[Problem to work on] Retype the data that follows line by line, exactly, and leave its pictures out.

* start *

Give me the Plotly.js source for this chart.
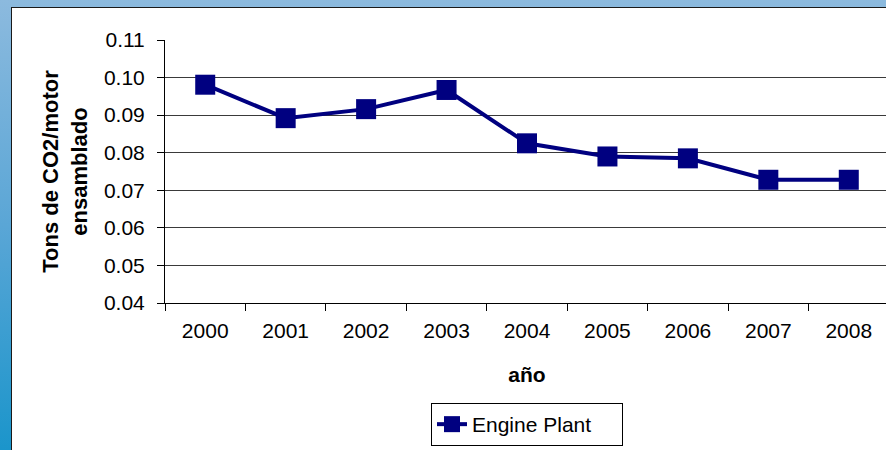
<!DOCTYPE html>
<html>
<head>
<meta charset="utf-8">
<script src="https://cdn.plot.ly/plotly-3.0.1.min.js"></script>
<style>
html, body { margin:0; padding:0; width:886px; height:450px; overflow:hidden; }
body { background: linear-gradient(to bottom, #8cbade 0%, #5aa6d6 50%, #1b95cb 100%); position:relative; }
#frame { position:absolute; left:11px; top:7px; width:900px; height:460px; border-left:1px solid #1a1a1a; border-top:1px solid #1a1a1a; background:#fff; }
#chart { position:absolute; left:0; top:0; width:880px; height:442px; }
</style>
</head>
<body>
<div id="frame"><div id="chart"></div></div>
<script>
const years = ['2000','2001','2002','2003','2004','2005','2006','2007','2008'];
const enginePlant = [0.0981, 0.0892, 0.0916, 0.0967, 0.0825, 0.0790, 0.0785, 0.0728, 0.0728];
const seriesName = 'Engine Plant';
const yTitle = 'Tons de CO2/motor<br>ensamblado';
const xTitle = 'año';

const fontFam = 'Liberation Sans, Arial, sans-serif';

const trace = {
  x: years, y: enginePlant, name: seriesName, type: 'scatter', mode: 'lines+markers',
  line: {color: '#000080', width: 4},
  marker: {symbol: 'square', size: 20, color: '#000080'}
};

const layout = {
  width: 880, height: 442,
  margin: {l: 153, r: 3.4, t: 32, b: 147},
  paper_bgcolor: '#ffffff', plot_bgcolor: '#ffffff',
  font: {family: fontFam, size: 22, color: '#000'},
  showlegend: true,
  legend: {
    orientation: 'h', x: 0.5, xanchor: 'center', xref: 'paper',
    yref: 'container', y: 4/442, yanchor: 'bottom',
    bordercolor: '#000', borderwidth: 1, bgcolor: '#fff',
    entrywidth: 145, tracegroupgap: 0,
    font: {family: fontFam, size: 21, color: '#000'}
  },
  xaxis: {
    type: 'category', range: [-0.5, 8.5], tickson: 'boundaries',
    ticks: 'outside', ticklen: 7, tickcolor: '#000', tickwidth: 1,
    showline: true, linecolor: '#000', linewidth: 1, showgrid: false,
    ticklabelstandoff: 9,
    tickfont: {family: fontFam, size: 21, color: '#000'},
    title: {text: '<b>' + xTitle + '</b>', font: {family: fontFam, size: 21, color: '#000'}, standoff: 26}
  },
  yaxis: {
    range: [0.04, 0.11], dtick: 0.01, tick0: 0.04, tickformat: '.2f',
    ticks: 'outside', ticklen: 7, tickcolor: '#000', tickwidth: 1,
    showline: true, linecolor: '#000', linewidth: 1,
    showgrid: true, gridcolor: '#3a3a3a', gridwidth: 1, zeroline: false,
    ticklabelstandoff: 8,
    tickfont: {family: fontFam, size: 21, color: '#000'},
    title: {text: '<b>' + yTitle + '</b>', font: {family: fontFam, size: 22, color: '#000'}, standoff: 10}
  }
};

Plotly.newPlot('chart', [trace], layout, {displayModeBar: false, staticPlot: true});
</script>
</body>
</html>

* end *

[Answer to the task]
Give me the Plotly.js source for this chart.
<!DOCTYPE html>
<html>
<head>
<meta charset="utf-8">
<script src="https://cdn.plot.ly/plotly-3.0.1.min.js"></script>
<style>
html, body { margin:0; padding:0; width:886px; height:450px; overflow:hidden; }
body { background: linear-gradient(to bottom, #8cbade 0%, #5aa6d6 50%, #1b95cb 100%); position:relative; }
#frame { position:absolute; left:11px; top:7px; width:900px; height:460px; border-left:1px solid #1a1a1a; border-top:1px solid #1a1a1a; background:#fff; }
#chart { position:absolute; left:0; top:0; width:880px; height:442px; }
</style>
</head>
<body>
<div id="frame"><div id="chart"></div></div>
<script>
const years = ['2000','2001','2002','2003','2004','2005','2006','2007','2008'];
const enginePlant = [0.0981, 0.0892, 0.0916, 0.0967, 0.0825, 0.0790, 0.0785, 0.0728, 0.0728];
const seriesName = 'Engine Plant';
const yTitle = 'Tons de CO2/motor<br>ensamblado';
const xTitle = 'año';

const fontFam = 'Liberation Sans, Arial, sans-serif';

const trace = {
  x: years, y: enginePlant, name: seriesName, type: 'scatter', mode: 'lines+markers',
  line: {color: '#000080', width: 4},
  marker: {symbol: 'square', size: 20, color: '#000080'}
};

const layout = {
  width: 880, height: 442,
  margin: {l: 153, r: 3.4, t: 32, b: 147},
  paper_bgcolor: '#ffffff', plot_bgcolor: '#ffffff',
  font: {family: fontFam, size: 22, color: '#000'},
  showlegend: true,
  legend: {
    orientation: 'h', x: 0.5, xanchor: 'center', xref: 'paper',
    yref: 'container', y: 4/442, yanchor: 'bottom',
    bordercolor: '#000', borderwidth: 1, bgcolor: '#fff',
    entrywidth: 145, tracegroupgap: 0,
    font: {family: fontFam, size: 21, color: '#000'}
  },
  xaxis: {
    type: 'category', range: [-0.5, 8.5], tickson: 'boundaries',
    ticks: 'outside', ticklen: 7, tickcolor: '#000', tickwidth: 1,
    showline: true, linecolor: '#000', linewidth: 1, showgrid: false,
    ticklabelstandoff: 9,
    tickfont: {family: fontFam, size: 21, color: '#000'},
    title: {text: '<b>' + xTitle + '</b>', font: {family: fontFam, size: 21, color: '#000'}, standoff: 26}
  },
  yaxis: {
    range: [0.04, 0.11], dtick: 0.01, tick0: 0.04, tickformat: '.2f',
    ticks: 'outside', ticklen: 7, tickcolor: '#000', tickwidth: 1,
    showline: true, linecolor: '#000', linewidth: 1,
    showgrid: true, gridcolor: '#3a3a3a', gridwidth: 1, zeroline: false,
    ticklabelstandoff: 8,
    tickfont: {family: fontFam, size: 21, color: '#000'},
    title: {text: '<b>' + yTitle + '</b>', font: {family: fontFam, size: 22, color: '#000'}, standoff: 10}
  }
};

Plotly.newPlot('chart', [trace], layout, {displayModeBar: false, staticPlot: true});
</script>
</body>
</html>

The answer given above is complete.